Chrome uses the WebKit rendering engine to display web pages, on advice from the Android team.[15] Chrome is tested internally with unit testing, "automated user interface testing of scripted user actions", fuzz testing, as well as WebKit's layout tests (99% of which Chrome is claimed to have passed) and against commonly accessed websites inside the Google index within 20–30 minutes.[15]

Google created Gears for Chrome, which added features for web developers typically relating to the building of web applications, including offline support.[15]However, Google phased out Gears in favor of HTML5.[34]
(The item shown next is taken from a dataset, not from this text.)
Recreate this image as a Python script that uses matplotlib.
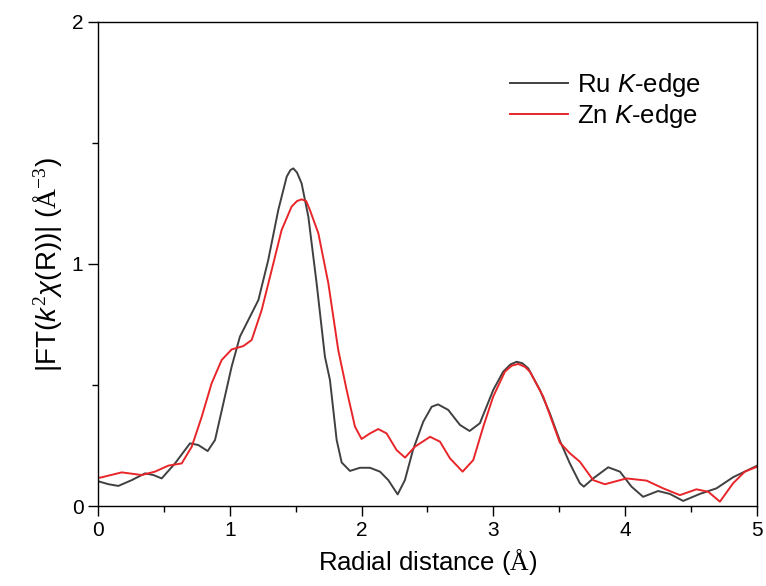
import matplotlib
matplotlib.use('Agg')
import matplotlib.pyplot as plt
from matplotlib.ticker import MultipleLocator

# EXAFS FT magnitude
ru_r = [0.00, 0.015, 0.08, 0.154, 0.256, 0.357, 0.42, 0.483, 0.584, 0.698, 0.761, 0.832,
        0.888, 0.951, 1.014, 1.077, 1.141, 1.217, 1.292, 1.368, 1.432, 1.46, 1.482, 1.51,
        1.545, 1.596, 1.659, 1.722, 1.760, 1.785, 1.811, 1.849, 1.912, 1.988, 2.064, 2.140,
        2.203, 2.274, 2.329, 2.39, 2.468, 2.532, 2.58, 2.658, 2.747, 2.82, 2.898, 3.0,
        3.075, 3.13, 3.177, 3.22, 3.265, 3.354, 3.429, 3.505, 3.581, 3.657, 3.687, 3.758,
        3.872, 3.961, 4.049, 4.137, 4.251, 4.340, 4.441, 4.568, 4.694, 4.82, 5.00]
ru_ft = [0.103, 0.100, 0.090, 0.083, 0.107, 0.135, 0.128, 0.114, 0.176, 0.259, 0.252, 0.227,
         0.273, 0.424, 0.576, 0.700, 0.769, 0.851, 1.017, 1.223, 1.361, 1.388, 1.395, 1.378,
         1.333, 1.196, 0.920, 0.617, 0.521, 0.400, 0.273, 0.180, 0.145, 0.158, 0.158, 0.142,
         0.107, 0.048, 0.107, 0.231, 0.348, 0.410, 0.420, 0.397, 0.335, 0.310, 0.342, 0.480,
         0.555, 0.585, 0.596, 0.590, 0.569, 0.479, 0.383, 0.270, 0.176, 0.094, 0.080, 0.114,
         0.160, 0.142, 0.080, 0.038, 0.062, 0.050, 0.021, 0.050, 0.073, 0.119, 0.166]

zn_r = [0.00, 0.015, 0.18, 0.331, 0.432, 0.534, 0.635, 0.711, 0.787, 0.862, 0.938, 1.014,
        1.103, 1.166, 1.242, 1.318, 1.393, 1.469, 1.51, 1.545, 1.58, 1.608, 1.672, 1.748,
        1.823, 1.887, 1.950, 2.0, 2.064, 2.127, 2.190, 2.266, 2.33, 2.405, 2.52, 2.595,
        2.671, 2.767, 2.848, 2.924, 2.999, 3.088, 3.14, 3.19, 3.24, 3.278, 3.379, 3.505,
        3.581, 3.657, 3.758, 3.847, 4.011, 4.163, 4.289, 4.416, 4.542, 4.631, 4.720, 4.82,
        4.909, 5.00]
zn_ft = [0.118, 0.117, 0.139, 0.128, 0.142, 0.167, 0.176, 0.245, 0.369, 0.507, 0.603, 0.647,
         0.661, 0.686, 0.810, 0.975, 1.140, 1.237, 1.260, 1.267, 1.260, 1.223, 1.127, 0.920,
         0.645, 0.479, 0.328, 0.277, 0.300, 0.318, 0.300, 0.231, 0.200, 0.245, 0.286, 0.266,
         0.197, 0.142, 0.190, 0.328, 0.452, 0.555, 0.580, 0.587, 0.575, 0.555, 0.452, 0.262,
         0.218, 0.183, 0.107, 0.090, 0.114, 0.105, 0.073, 0.045, 0.069, 0.059, 0.018, 0.094,
         0.142, 0.162]

plt.rcParams['font.family'] = ['Liberation Sans', 'DejaVu Sans']
plt.rcParams['mathtext.fontset'] = 'custom'
plt.rcParams['mathtext.rm'] = 'Liberation Serif'
plt.rcParams['mathtext.it'] = 'Liberation Sans:italic'

fig = plt.figure(figsize=(7.66, 5.86), dpi=100)
ax = fig.add_axes([0.128, 0.1365, 0.86, 0.826])

ax.plot(ru_r, ru_ft, color='#404040', lw=1.4, label=r'Ru $K$-edge')
ax.plot(zn_r, zn_ft, color='#e8262a', lw=1.4, label=r'Zn $K$-edge')

ax.set_xlim(0, 5)
ax.set_ylim(0, 2)
ax.xaxis.set_major_locator(MultipleLocator(1))
ax.xaxis.set_minor_locator(MultipleLocator(0.5))
ax.yaxis.set_major_locator(MultipleLocator(1))
ax.yaxis.set_minor_locator(MultipleLocator(0.5))
ax.tick_params(which='both', direction='out', top=False, right=False, labelsize=15, width=1)
ax.tick_params(which='major', length=7)
ax.tick_params(which='minor', length=4)
for s in ax.spines.values():
    s.set_linewidth(1)

ax.set_xlabel(r'Radial distance ($\mathrm{\AA}$)', fontsize=18.5, labelpad=5)
ax.set_ylabel(r'|FT($\mathit{k}^2\mathit{\chi}$(R))| ($\mathrm{\AA}^{-3}$)', fontsize=20, labelpad=5)

ax.legend(loc='upper left', bbox_to_anchor=(0.625, 0.898), frameon=False, fontsize=18.5,
          handlelength=2.26, handletextpad=0.35, labelspacing=0.12,
          borderpad=0, borderaxespad=0)

plt.savefig('out.png', dpi=100)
On January 11, 2011 the Chrome product manager, Mike Jazayeri, announced that Chrome will no longer support H.264 video codec for its HTML5 player, citing the desire to bring Google Chrome more in line with the currently available open codecs available in the Chromium project, which Chrome is based on.[35]Despite this, on November 6, 2012, Google released a version of Chrome on Windows which adds hardware-accelerated H.264 video decoding.[36] As of December 2012, there has been no announcement yet of which future version of Chrome will actually implement the removal of H.264 support.

On February 7, 2012, Google launched Google Chrome Beta for Android 4.0 (Ice Cream Sandwich) devices.[37] In Jelly Bean devices, Chrome is the default browser.[38]

In March 2012 Google announced it was working on a version of Chrome for both the Metro and desktop versions of Windows 8.[39]